I guess if you knew them you would understand. They have eve argued that although they want to have the parental rights terminated they insist that they are entitled to receive child support and money from the state. Even their attorney has tried to explain to them that terminating parental rights no longer entitles you to money from either the parent's or the state.
This is a very difficult situation. I realize that GRANDMAOH was trying to be helpful but her comments about sucking up and children not being puppies were not really necessary. When someone is supposed to be a mature adult and is trying to do what is best for a child they don't insist that never letting them see their parents again is best. Our grandsons parents have had a thorough investigation done by CPS. All accusations brought against them by the aunt have been unfounded. CPS and the courts have granted my step-son and his wife unsupervised weekend visitation. The great aunt has refused to honor the court order-twice leaving the state with the baby(another violation). So there is I am sure a bond between her and our grandson. It is that way because she created it. He barely knows his parents or anyone else in the family. He has a brother that he has never nmet and if the great aunt has her way will never meet.
Children are not puppies and not toys to be played with and passed around. Right now our grandson is being used as a pawn in a sick game that his gret aunt has made up. She has both of his parents in an emotional whirlwind. Nobody knows which way is up. She has unfortunately for herpissed off both our grandson's law guardian and Protective services. They are both arguing in court for the removal of the baby from the aunt's home. So if that doesn't tell you something about the living situation nothing will. I would like to thank the person who didn't know what to say or any of the answers. They suggested that we contact an attorney in our state. Constructive answers are what I was looking for.
Thanks so much.
 
B

bradybunchmom

Guest
the aunt-the wicked witch of new york

just because the aunt has custody DOES NOT give her supreme power over the parents rights. if they have visitaion rights which the aunt wont honor, they need to file contempt charges asap. sounds like that child doesnt need to be in that home with that vindictive witch( iwish i could say something else, but ill keep my opinions to myself).
 

GrandmaOH

Member
bccka said:
:confused: Hello,
Thank you for the responses. My husband and I have consulted with an attorney and have also spoken with our grandson's law guardian. She is not pleased at all with the situation at the great aunt's house and is recommending removal of the baby. She is extremely upset that he has been alienated from all of his family members. The goal of temporary custody was so that his father and mother could get their acts together. They have both completed the required rehab programs, receive ongoing counseling and have both obtained steady employment. They may never be able to care for their son on a full-time basis, but I don't feel that they should be completely alienated from them for the rest of his life.
As far as begging for visitation and sucking up to the aunt those are ideas that I find to be extremely immature.
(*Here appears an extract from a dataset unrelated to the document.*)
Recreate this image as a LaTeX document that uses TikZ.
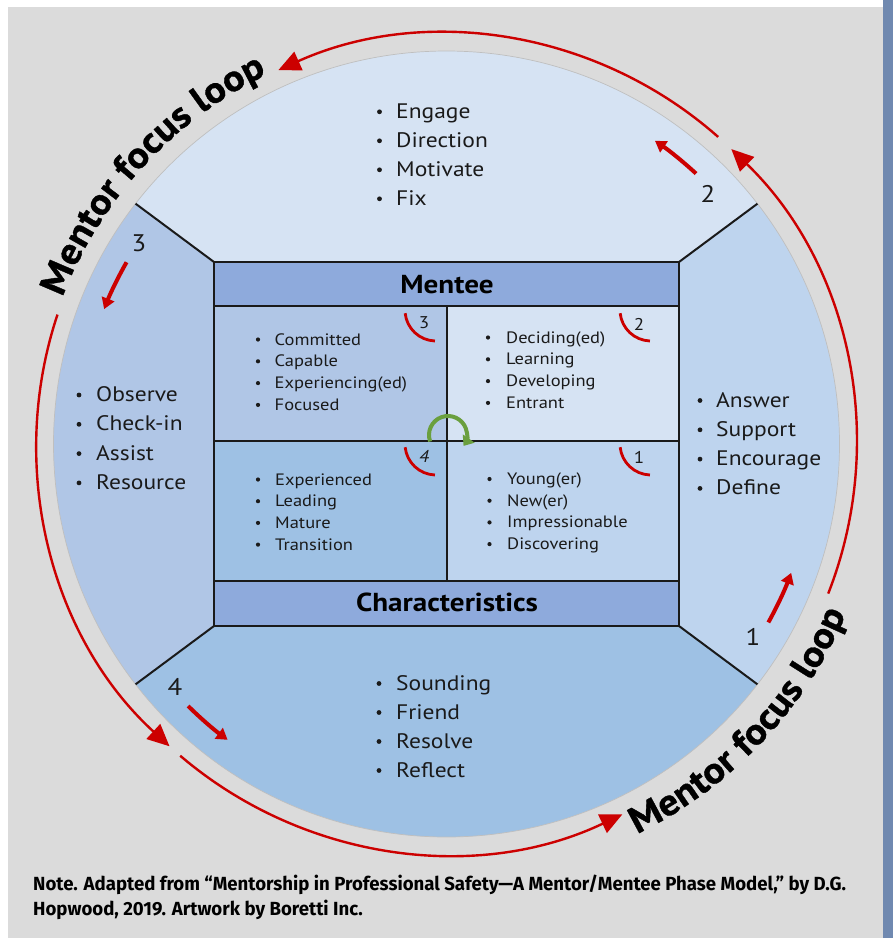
\documentclass[tikz,border=0pt]{standalone}
\usepackage{fontspec}
\setmainfont[FakeStretch=1.12]{PT Sans}
\newfontfamily\notefont[FakeStretch=0.98]{Fira Sans}
\newfontfamily\loopfamily[FakeStretch=1.08,FakeBold=1]{PT Sans}
\usetikzlibrary{arrows.meta,decorations.text}
\definecolor{bggray}{HTML}{DBDBDB}
\definecolor{sidebar}{HTML}{7089B0}
\definecolor{sectop}{HTML}{D6E3F3}
\definecolor{secright}{HTML}{BED4EE}
\definecolor{secbot}{HTML}{9EC1E4}
\definecolor{secleft}{HTML}{B0C6E6}
\definecolor{hdr}{HTML}{8EAADC}
\definecolor{loopred}{HTML}{CC0000}
\definecolor{arrgreen}{HTML}{6A9F3E}
\definecolor{inkblack}{HTML}{1A1A1A}
\newcommand\loopfnt{\loopfamily\bfseries\fontsize{37}{37}\selectfont}
\tikzset{
  divline/.style={draw=inkblack, line width=1.6pt},
  diagline/.style={draw=inkblack, line width=2pt},
  looparc/.style={draw=loopred, line width=2.4pt, -{Triangle[length=22pt,width=20pt]}},
  phasearc/.style={draw=loopred, line width=4pt, -{Triangle[length=11pt,width=13pt]}},
  quadarc/.style={draw=loopred, line width=2.8pt},
  sectxt/.style={anchor=base west, inner sep=0pt, font=\fontsize{21}{21}\selectfont, text=inkblack},
  quadtxt/.style={anchor=base west, inner sep=0pt, font=\fontsize{16.5}{16.5}\selectfont, text=inkblack},
  phasenum/.style={inner sep=0pt, font=\fontsize{24}{24}\selectfont, text=inkblack},
  quadnum/.style={inner sep=0pt, font=\fontsize{17}{17}\selectfont, text=inkblack},
  hdrtxt/.style={anchor=base, inner sep=0pt, font=\fontsize{26}{26}\selectfont\bfseries, text=black},
  notetxt/.style={anchor=base west, inner sep=0pt, font=\notefont\bfseries\fontsize{19}{19}\selectfont, text=black},
}
\begin{document}
\begin{tikzpicture}[x=1pt,y=1pt]
\useasboundingbox (0,0) rectangle (893,-938);
\fill[white] (0,0) rectangle (893,-938);
\fill[bggray] (8,-7) rectangle (883,-938);
\fill[sidebar] (883,0) rectangle (893,-938);

\begin{scope}[shift={(446.5,-444)}]
  % sectors
  \fill[sectop] (-232.5,182) -- (142.3:393) arc[start angle=142.3,end angle=37.7,radius=393] -- (232.5,182) -- cycle;
  \fill[secright] (232.5,182) -- (37.7:393) arc[start angle=37.7,end angle=-37.7,radius=393] -- (232.5,-182) -- cycle;
  \fill[secbot] (232.5,-182) -- (-37.7:393) arc[start angle=-37.7,end angle=-142.3,radius=393] -- (-232.5,-182) -- cycle;
  \fill[secleft] (-232.5,-182) -- (217.7:393) arc[start angle=217.7,end angle=142.3,radius=393] -- (-232.5,182) -- cycle;
  \draw[draw=black!25, line width=0.7pt] (0,0) circle[radius=393];
  % rectangle corners and circle points
  \coordinate (rTL) at (-232.5,182);
  \coordinate (rTR) at (232.5,182);
  \coordinate (rBL) at (-232.5,-182);
  \coordinate (rBR) at (232.5,-182);
  \coordinate (cTL) at (142.3:393);
  \coordinate (cTR) at (37.7:393);
  \coordinate (cBL) at (217.7:393);
  \coordinate (cBR) at (-37.7:393);
  \draw[diagline] (rTL) -- (cTL);
  \draw[diagline] (rTR) -- (cTR);
  \draw[diagline] (rBL) -- (cBL);
  \draw[diagline] (rBR) -- (cBR);
  % quadrants and headers
  \fill[secleft] (-232.5,138) rectangle (0.5,3);
  \fill[sectop] (0.5,138) rectangle (232.5,3);
  \fill[secbot] (-232.5,3) rectangle (0.5,-137);
  \fill[secright] (0.5,3) rectangle (232.5,-137);
  \fill[hdr] (-232.5,182) rectangle (232.5,138);
  \fill[hdr] (-232.5,-137) rectangle (232.5,-182);
  \draw[divline] (-232.5,138) -- (232.5,138);
  \draw[divline] (-232.5,-137) -- (232.5,-137);
  \draw[divline] (-232.5,3) -- (232.5,3);
  \draw[divline] (0.5,138) -- (0.5,-137);
  \draw[divline] (rTL) rectangle (rBR);

  % loop arcs
  \draw[looparc] (-21.4:410) arc[start angle=-21.4,end angle=46,radius=410];
  \draw[looparc] (48.5:410) arc[start angle=48.5,end angle=114.2,radius=410];
  \draw[looparc] (161.6:410) arc[start angle=161.6,end angle=227.5,radius=410];
  \draw[looparc] (229.5:410) arc[start angle=229.5,end angle=295.4,radius=410];
  % loop texts
  \path[decorate, decoration={text along path, text align=center,
      text={|\loopfnt|Mentor focus loop}}]
      (172:411) arc[start angle=172,end angle=103,radius=411];
  \path[decorate, decoration={text along path, text align=center,
      text={|\loopfnt|Mentor focus loop}}]
      (282:434) arc[start angle=282,end angle=351,radius=434];
  % phase arrows
  \draw[phasearc] (47.3:368) arc[start angle=47.3,end angle=55.5,radius=368];
  \draw[phasearc] (150.4:368) arc[start angle=150.4,end angle=158.5,radius=368];
  \draw[phasearc] (225.4:368) arc[start angle=225.4,end angle=233.5,radius=368];
  \draw[phasearc] (331:368) arc[start angle=331,end angle=339.5,radius=368];
\end{scope}

% phase numbers
\node[phasenum] (n2) at (708,-194) {2};
\node[phasenum] (n3) at (139,-243) {3};
\node[phasenum] (n4) at (175,-687) {4};
\node[phasenum] (n1) at (753,-637) {1};

% headers
\node[hdrtxt] (mentee) at (447,-293.3) {Mentee};
\node[hdrtxt] (charac) at (447,-611.7) {Characteristics};

% sector lists
\foreach \t [count=\i from 0] in {Engage,Direction,Motivate,Fix}{
  \node[sectxt] (top\i) at (396,{-118.3-29*\i}) {\t};
  \fill[inkblack] (379.5,{-111.8-29*\i}) circle[radius=2.4];
}
\foreach \t [count=\i from 0] in {Observe,Check-in,Assist,Resource}{
  \node[sectxt] (left\i) at (96,{-401.5-29.3*\i}) {\t};
  \fill[inkblack] (79,{-395-29.3*\i}) circle[radius=2.4];
}
\foreach \t [count=\i from 0] in {Answer,Support,Encourage,Define}{
  \node[sectxt] (right\i) at (716,{-407-29.3*\i}) {\t};
  \fill[inkblack] (700,{-400.5-29.3*\i}) circle[radius=2.4];
}
\foreach \t [count=\i from 0] in {Sounding,Friend,Resolve,Reflect}{
  \node[sectxt] (bot\i) at (396,{-690-29*\i}) {\t};
  \fill[inkblack] (379,{-683.5-29*\i}) circle[radius=2.4];
}
% quadrant lists
\foreach \t [count=\i from 0] in {Committed,Capable,Experiencing(ed),Focused}{
  \node[quadtxt] (qa\i) at (274.5,{-345-21.8*\i}) {\t};
  \fill[inkblack] (258,{-339.5-21.8*\i}) circle[radius=2.1];
}
\foreach \t [count=\i from 0] in {Deciding(ed),Learning,Developing,Entrant}{
  \node[quadtxt] (qb\i) at (506,{-343-21.8*\i}) {\t};
  \fill[inkblack] (488,{-337.5-21.8*\i}) circle[radius=2.1];
}
\foreach \t [count=\i from 0] in {Experienced,Leading,Mature,Transition}{
  \node[quadtxt] (qc\i) at (275,{-485-21.7*\i}) {\t};
  \fill[inkblack] (258,{-479.5-21.7*\i}) circle[radius=2.1];
}
\foreach \t [count=\i from 0] in {Young(er),New(er),Impressionable,Discovering}{
  \node[quadtxt] (qd\i) at (507,{-484.5-21.7*\i}) {\t};
  \fill[inkblack] (489.5,{-479-21.7*\i}) circle[radius=2.1];
}

% quadrant arcs and numbers
\draw[quadarc] (436,-310) ++(186:31) arc[start angle=186,end angle=268,radius=31];
\draw[quadarc] (651,-310) ++(186:31) arc[start angle=186,end angle=268,radius=31];
\draw[quadarc] (436,-444) ++(186:31) arc[start angle=186,end angle=268,radius=31];
\draw[quadarc] (651,-444) ++(186:31) arc[start angle=186,end angle=268,radius=31];
\node[quadnum] (q3) at (424,-323) {3};
\node[quadnum] (q2) at (639,-324) {2};
\node[quadnum] (q4) at (424,-456) {\itshape 4};
\node[quadnum] (q1) at (639,-457) {1};

% green cycle arrow
\draw[draw=arrgreen, line width=4pt, -{Triangle[length=9pt,width=14pt]}]
  (448,-435) ++(200:19) arc[start angle=200,end angle=-35,radius=19];

% note
\node[notetxt] (note1) at (33,-890) {Note. Adapted from “Mentorship in Professional Safety—A Mentor/Mentee Phase Model,” by D.G.};
\node[notetxt] (note2) at (33,-915) {Hopwood, 2019. Artwork by Boretti Inc.};
\end{tikzpicture}
\end{document}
The great aunt has in the past accused one of her sister's of neglect. She hired a better attorney (in NY that makes a big difference) and took custody away from her sister. At the time her sister's daughter received $750 in SSI benefits because her father has passed away. She only received this money until she was 18. At the custody hearing for that she insisted that the money be directly deposited into her own checking account. When her niece turned 18 she received one more check. After that check was spent the aunt's husband started a big fight with the girl and told her to get the hell out. Her niece has even given a deposition to the court telling all about the living conditions at the house. With herit is all about the money. I know, I am going to hear about how she has to take care of him and deserves it-BUT, she doesn't. He is with a sitter from the time he gets out of bed until the time he goes to bed at night. If the great aunt is home she sends the baby off with her daughter because she is much to tired to deal with him.
I guess if you knew them you would understand. They have eve argued that although they want to have the parental rights terminated they insist that they are entitled to receive child support and money from the state. Even their attorney has tried to explain to them that terminating parental rights no longer entitles you to money from either the parent's or the state.
This is a very difficult situation. I realize that GRANDMAOH was trying to be helpful but her comments about sucking up and children not being puppies were not really necessary. When someone is supposed to be a mature adult and is trying to do what is best for a child they don't insist that never letting them see their parents again is best. Our grandsons parents have had a thorough investigation done by CPS. All accusations brought against them by the aunt have been unfounded. CPS and the courts have granted my step-son and his wife unsupervised weekend visitation. The great aunt has refused to honor the court order-twice leaving the state with the baby(another violation). So there is I am sure a bond between her and our grandson. It is that way because she created it. He barely knows his parents or anyone else in the family. He has a brother that he has never nmet and if the great aunt has her way will never meet.
Children are not puppies and not toys to be played with and passed around. Right now our grandson is being used as a pawn in a sick game that his gret aunt has made up. She has both of his parents in an emotional whirlwind. Nobody knows which way is up. She has unfortunately for herpissed off both our grandson's law guardian and Protective services. They are both arguing in court for the removal of the baby from the aunt's home. So if that doesn't tell you something about the living situation nothing will. I would like to thank the person who didn't know what to say or any of the answers. They suggested that we contact an attorney in our state. Constructive answers are what I was looking for.
Thanks so much.
Your story changed a good bit from the first post. Too bad you didn't try for custody when your stepson & his wife lost custody originally. As for maturity level, if you think fighting in court is a mature way to handle this instead of working together for the best interest of the child, then I pity this child.